Last week I had a few hours with a good friend and colleague, Hilmar Thordarson. It’s often incredibly positive to have another composer one can use to bounce ideas off, when working on a new composition. I had sent him the notation as well as these blogs before meeting up. I find this useful to have another composer see if certain elements stand out or function, without necessarily having the other composer understand all of the “insides” when it comes to organization. Hilmar was incredibly helpful as always, and he helped confirm several aspects that I had thought about. The first one was having to rewrite several bars especially in the cello to have the amount of tension I want in the music (specifically in section A1 which I’ll come back to). The second is that my ideas for the form and structure of the piece work and feel balanced. Thirdly that my organization of the pitch-material does not feel too random or too structured, but has a nice balance. This aspect is especially important to me for this piece. There is a very fine balance between too much and too little within post-tonal music. He also gave many other suggestions and tips which will be mentioned throughout. Fourthly, he had a few comments on certain elements I had written in the composition which I was not aware when it comes to compositional parameters or “themes” and such.
Currently, most of the composition is finished. The structure is finished and feels finely balanced. Both B sections are completely scored. A1 is almost completely finished. A large chunk of the C section is also written out. The second A section is planned although not written out. The ending/coda of the piece has also been written. The sections that aren’t finished yet are generally very planned out with many sketches to help their elaboration. Having a second composer look at some of my sketches afterwards as well to get a second opinion on the structure I’ve planned was useful. I now feel that my ideas to help hold all of the piece together make much more sense after having explained several of them to someone else. Sometimes all it takes is really to have to explain your ideas out loud.
The piece as mentioned before starts as rather fragmented. I had been recently fighting the idea of having to extend certain sentences to generate an answer. However, I’ve confirmed the exact need to NOT do this. Not only for musical reasons, but also for extra-musical reasons related to the theme of the piece. At a certain point in this section, the cello voice quickly delved into being more a bass-like part. Having someone else mention this to me helped me realize how quickly that had happen to be able to re- write the section into what I actually want it to be.
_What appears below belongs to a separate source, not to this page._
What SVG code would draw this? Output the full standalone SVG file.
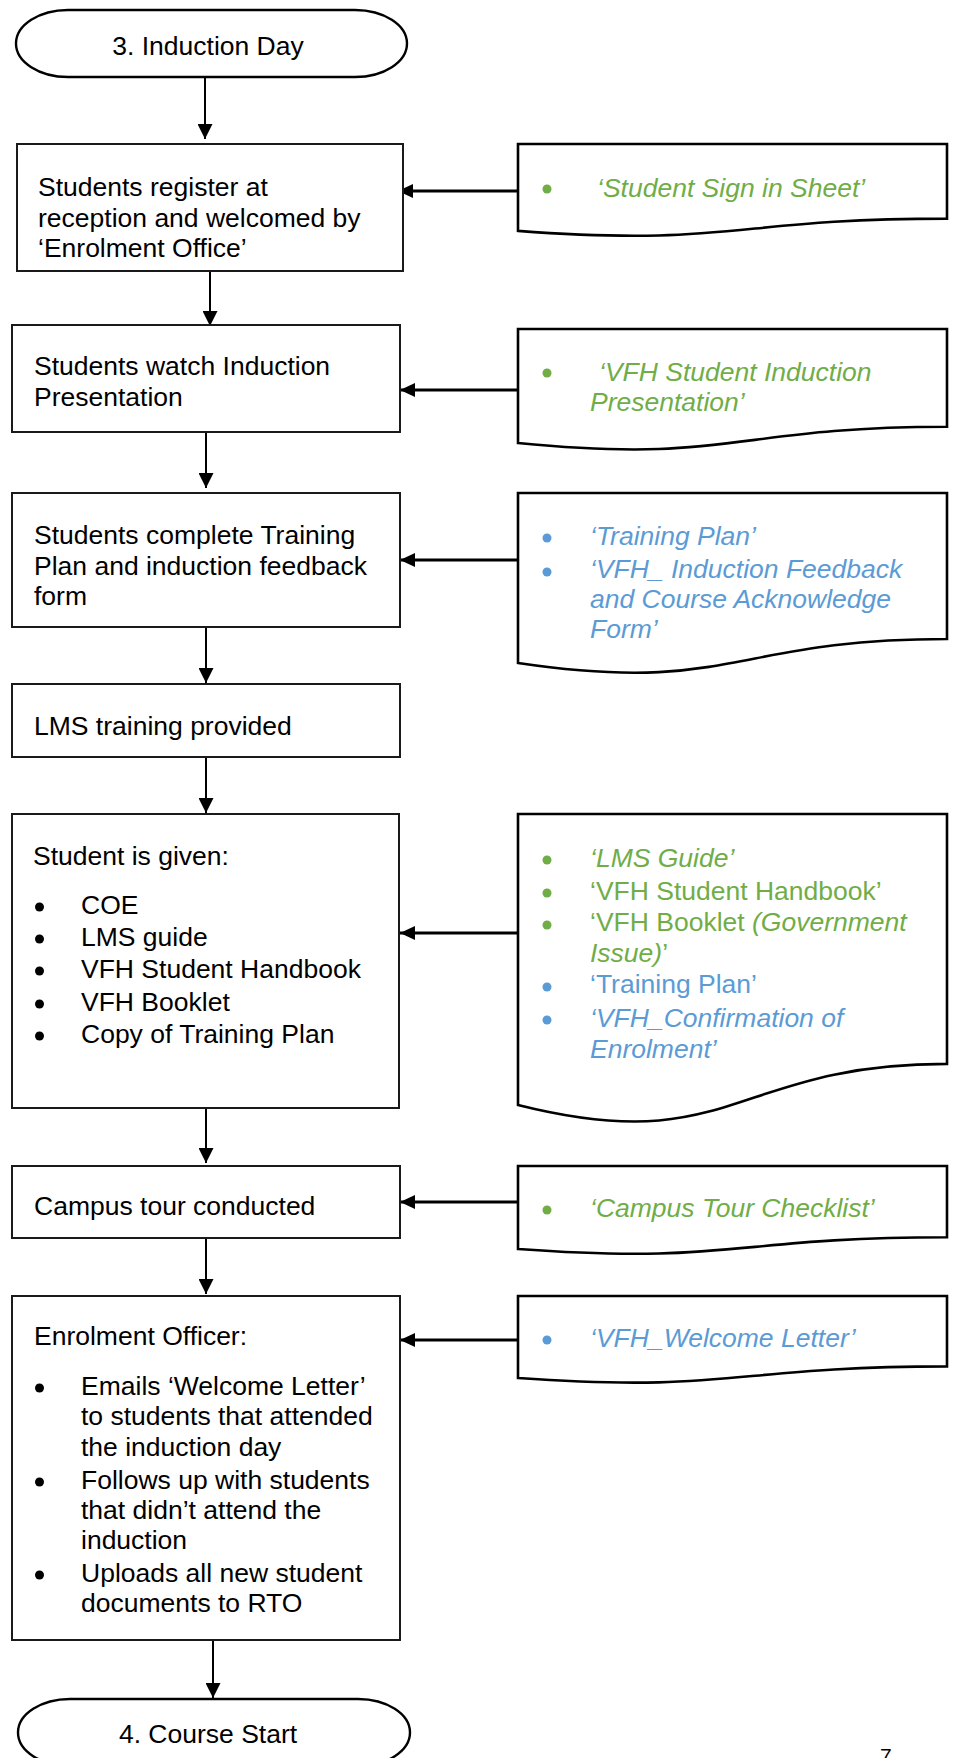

So, several bars of the A1 section were re-written when it comes to the cello. The section is meant to be rather fragmented, not chaotic but that certain musical elements are never truly develop and don’t exactly fit together in time.
The C section is also coming along very nicely. I’m still slightly uncertain about its start, but I’m currently working on it. Having tried out several ideas which I was not completely satisfied with pitch-wise, I’m still trying out a few concepts. I still feel that its rhythmical aspect is quite important as a transition between B and C. The middle section of C is not complete yet but it is planned. This section is much more rhythmically intense than the rest of the piece, never letting the listener completely find her or her bearings. All of these aspects are also used earlier in the piece in the different divisions mentioned in earlier posts with 6-4-7 3-5-2.
The second A section is still not written but quite planned. I’ve now found myself often using a printed version of my Sibelius score, and then highlighting or circling around certain musical motifs I have been using in the piece and then developing them further or trying to find different ways to play with them in A2.
The coda has been a part of the composition that I have been thinking about for a long time. This weekend I wrote it out finally, and it sounds good. It’s a rather short coda, but I feel that it rounds off the composition nicely as well as helps balance certain ratios within it. It brings back certain elements, yet never in an abundantly clear or pedantic manner.
I have also been often correcting small parts of the composition or making it tighter and denser in the way that I want it to sound. This is often the most time-consuming and demanding part of the work: editing it and molding it into something good and hopefully very good. It takes time to make solid links between different sections and molding the musical elements into a meaningful composition.
By the end of the week I’m hoping to be completely finished with A1 and C, leaving only the A2 section to be completed. This would also give me more time to correct the notation of the piece into something clearer. I find that writing in a notation that I understand to do things clearly and quickly, without hindering my creative impulses to be more important than correct notation until the end. It is only at the end of the process that I feel it is important to make my intentions as clear as possible for anyone else to be able to read. Otherwise, I often feel that I am losing too much time to such issues. It’s also one of the reasons that I often like to write by hand, the computer can quickly make us lose time as to “how do I do Y?”.